## WRITTEN PROBLEM
Report only how many lines hold the word "matplotlib".

## GIVEN DATA
----------

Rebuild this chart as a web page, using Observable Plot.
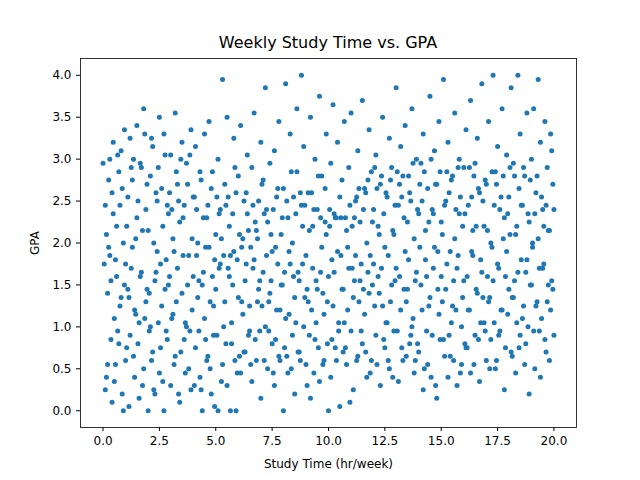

----------

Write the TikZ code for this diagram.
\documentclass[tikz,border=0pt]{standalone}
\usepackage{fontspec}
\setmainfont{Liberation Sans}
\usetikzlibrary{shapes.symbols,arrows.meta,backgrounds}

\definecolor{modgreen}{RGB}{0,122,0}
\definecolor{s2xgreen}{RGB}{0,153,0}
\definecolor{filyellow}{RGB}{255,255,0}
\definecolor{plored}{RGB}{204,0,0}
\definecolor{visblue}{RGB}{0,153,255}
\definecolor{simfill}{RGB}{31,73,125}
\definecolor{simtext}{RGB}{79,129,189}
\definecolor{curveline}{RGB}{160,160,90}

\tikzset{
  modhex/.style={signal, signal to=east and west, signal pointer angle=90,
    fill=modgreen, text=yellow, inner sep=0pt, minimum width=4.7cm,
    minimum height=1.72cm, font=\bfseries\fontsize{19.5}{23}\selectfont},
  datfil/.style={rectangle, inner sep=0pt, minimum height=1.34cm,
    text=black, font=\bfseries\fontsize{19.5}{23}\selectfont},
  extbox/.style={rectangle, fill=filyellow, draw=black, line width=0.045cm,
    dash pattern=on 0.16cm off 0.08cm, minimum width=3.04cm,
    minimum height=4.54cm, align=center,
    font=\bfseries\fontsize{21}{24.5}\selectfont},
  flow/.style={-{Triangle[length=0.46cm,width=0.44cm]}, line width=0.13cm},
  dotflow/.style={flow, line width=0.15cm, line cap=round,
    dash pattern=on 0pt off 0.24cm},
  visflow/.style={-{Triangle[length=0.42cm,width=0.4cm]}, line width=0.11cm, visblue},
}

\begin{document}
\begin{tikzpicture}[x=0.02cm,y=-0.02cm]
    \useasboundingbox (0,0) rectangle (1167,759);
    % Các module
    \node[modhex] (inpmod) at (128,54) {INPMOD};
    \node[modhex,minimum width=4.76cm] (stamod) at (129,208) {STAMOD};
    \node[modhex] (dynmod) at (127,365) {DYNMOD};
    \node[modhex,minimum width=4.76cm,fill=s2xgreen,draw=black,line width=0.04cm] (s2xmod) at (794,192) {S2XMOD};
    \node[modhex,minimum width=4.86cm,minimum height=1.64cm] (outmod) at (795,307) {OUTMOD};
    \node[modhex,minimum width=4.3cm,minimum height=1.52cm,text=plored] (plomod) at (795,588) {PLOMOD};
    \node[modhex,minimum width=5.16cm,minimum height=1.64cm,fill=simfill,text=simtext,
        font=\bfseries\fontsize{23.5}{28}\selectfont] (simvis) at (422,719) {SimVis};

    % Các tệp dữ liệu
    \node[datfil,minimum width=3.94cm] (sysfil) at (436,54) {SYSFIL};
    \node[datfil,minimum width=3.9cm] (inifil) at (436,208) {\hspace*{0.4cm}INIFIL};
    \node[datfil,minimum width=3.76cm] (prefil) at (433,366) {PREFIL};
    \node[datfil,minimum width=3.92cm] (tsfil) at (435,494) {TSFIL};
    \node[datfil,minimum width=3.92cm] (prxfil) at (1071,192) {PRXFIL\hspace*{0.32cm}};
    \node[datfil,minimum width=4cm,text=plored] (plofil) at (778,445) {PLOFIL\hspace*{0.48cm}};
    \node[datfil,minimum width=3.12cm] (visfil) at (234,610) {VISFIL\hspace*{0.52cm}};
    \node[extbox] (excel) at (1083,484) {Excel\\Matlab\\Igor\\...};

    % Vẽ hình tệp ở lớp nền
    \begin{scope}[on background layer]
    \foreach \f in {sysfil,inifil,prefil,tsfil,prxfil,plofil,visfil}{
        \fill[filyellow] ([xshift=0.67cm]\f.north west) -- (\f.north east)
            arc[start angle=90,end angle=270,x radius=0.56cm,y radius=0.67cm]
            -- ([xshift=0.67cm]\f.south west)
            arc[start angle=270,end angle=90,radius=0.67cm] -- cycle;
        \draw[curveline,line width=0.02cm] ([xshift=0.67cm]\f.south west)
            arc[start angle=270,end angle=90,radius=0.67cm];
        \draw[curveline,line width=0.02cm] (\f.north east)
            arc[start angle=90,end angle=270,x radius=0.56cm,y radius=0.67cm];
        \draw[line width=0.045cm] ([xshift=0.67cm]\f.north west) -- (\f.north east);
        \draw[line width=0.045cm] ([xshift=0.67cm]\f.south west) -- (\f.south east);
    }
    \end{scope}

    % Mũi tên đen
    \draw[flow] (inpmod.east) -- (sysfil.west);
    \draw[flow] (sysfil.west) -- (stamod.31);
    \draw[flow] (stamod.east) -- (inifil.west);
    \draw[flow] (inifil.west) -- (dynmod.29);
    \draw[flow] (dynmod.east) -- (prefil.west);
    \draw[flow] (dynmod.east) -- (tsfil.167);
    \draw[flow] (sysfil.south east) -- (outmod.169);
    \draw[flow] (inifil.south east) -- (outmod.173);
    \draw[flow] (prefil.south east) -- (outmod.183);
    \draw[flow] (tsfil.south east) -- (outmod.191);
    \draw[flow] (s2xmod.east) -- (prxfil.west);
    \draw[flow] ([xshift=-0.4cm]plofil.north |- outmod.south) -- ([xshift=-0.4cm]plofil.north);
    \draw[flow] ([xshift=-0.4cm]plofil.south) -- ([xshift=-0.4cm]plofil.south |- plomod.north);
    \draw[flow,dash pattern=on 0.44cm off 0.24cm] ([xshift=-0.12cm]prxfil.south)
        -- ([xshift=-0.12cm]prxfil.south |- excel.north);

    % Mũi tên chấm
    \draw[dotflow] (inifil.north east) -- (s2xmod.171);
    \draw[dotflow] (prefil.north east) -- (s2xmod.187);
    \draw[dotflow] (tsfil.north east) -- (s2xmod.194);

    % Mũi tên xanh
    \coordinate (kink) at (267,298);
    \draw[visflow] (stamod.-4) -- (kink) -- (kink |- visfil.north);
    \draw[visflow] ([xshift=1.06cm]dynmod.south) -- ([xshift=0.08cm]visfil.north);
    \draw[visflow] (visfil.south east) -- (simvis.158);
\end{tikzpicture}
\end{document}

----------

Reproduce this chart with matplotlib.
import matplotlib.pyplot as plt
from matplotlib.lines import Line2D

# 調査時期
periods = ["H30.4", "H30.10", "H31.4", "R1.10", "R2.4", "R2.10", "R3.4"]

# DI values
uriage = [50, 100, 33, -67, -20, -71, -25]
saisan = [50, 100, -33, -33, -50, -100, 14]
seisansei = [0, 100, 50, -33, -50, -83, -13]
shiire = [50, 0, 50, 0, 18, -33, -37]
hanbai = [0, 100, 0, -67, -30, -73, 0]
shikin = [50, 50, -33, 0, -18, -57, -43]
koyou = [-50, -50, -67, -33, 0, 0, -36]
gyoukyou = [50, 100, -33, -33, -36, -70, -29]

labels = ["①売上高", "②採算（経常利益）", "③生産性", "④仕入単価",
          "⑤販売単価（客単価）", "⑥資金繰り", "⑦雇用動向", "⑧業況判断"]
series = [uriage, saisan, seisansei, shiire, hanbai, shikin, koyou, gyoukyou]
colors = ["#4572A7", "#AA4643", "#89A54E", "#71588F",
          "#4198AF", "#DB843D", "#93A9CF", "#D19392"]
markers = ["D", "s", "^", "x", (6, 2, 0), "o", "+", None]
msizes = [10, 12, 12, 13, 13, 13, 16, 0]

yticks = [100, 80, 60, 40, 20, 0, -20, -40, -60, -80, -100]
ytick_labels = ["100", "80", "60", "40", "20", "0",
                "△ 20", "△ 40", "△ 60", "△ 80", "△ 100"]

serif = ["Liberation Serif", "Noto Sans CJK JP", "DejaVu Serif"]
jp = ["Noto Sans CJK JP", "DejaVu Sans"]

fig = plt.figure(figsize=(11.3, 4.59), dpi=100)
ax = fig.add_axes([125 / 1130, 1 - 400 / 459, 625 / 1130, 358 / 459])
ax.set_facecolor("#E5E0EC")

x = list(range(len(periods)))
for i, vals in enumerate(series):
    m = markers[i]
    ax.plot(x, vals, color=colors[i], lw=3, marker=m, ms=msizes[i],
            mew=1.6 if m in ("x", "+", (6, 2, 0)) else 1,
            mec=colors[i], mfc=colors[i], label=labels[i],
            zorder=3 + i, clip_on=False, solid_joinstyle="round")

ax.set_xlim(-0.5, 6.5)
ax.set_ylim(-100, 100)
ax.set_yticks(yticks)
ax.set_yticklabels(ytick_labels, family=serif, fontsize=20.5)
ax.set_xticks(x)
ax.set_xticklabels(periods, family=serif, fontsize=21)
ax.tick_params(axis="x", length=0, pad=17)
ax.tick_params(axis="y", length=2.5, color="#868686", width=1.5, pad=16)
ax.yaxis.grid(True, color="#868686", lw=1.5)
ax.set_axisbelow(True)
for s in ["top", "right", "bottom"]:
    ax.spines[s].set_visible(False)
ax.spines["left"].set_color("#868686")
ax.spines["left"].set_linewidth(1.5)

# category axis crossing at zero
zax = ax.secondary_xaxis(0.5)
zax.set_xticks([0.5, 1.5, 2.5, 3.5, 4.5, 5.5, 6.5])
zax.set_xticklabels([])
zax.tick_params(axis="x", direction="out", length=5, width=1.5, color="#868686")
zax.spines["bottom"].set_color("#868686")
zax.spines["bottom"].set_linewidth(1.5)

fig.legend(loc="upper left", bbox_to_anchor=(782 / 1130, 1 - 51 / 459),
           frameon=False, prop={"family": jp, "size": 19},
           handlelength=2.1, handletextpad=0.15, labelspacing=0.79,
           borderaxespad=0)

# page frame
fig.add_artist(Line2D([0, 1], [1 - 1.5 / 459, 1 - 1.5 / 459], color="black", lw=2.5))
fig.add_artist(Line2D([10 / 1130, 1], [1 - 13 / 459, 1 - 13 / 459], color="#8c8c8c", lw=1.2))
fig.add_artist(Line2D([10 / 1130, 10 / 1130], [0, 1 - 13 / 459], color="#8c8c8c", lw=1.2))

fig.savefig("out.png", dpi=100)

----------

## OUTPUT
3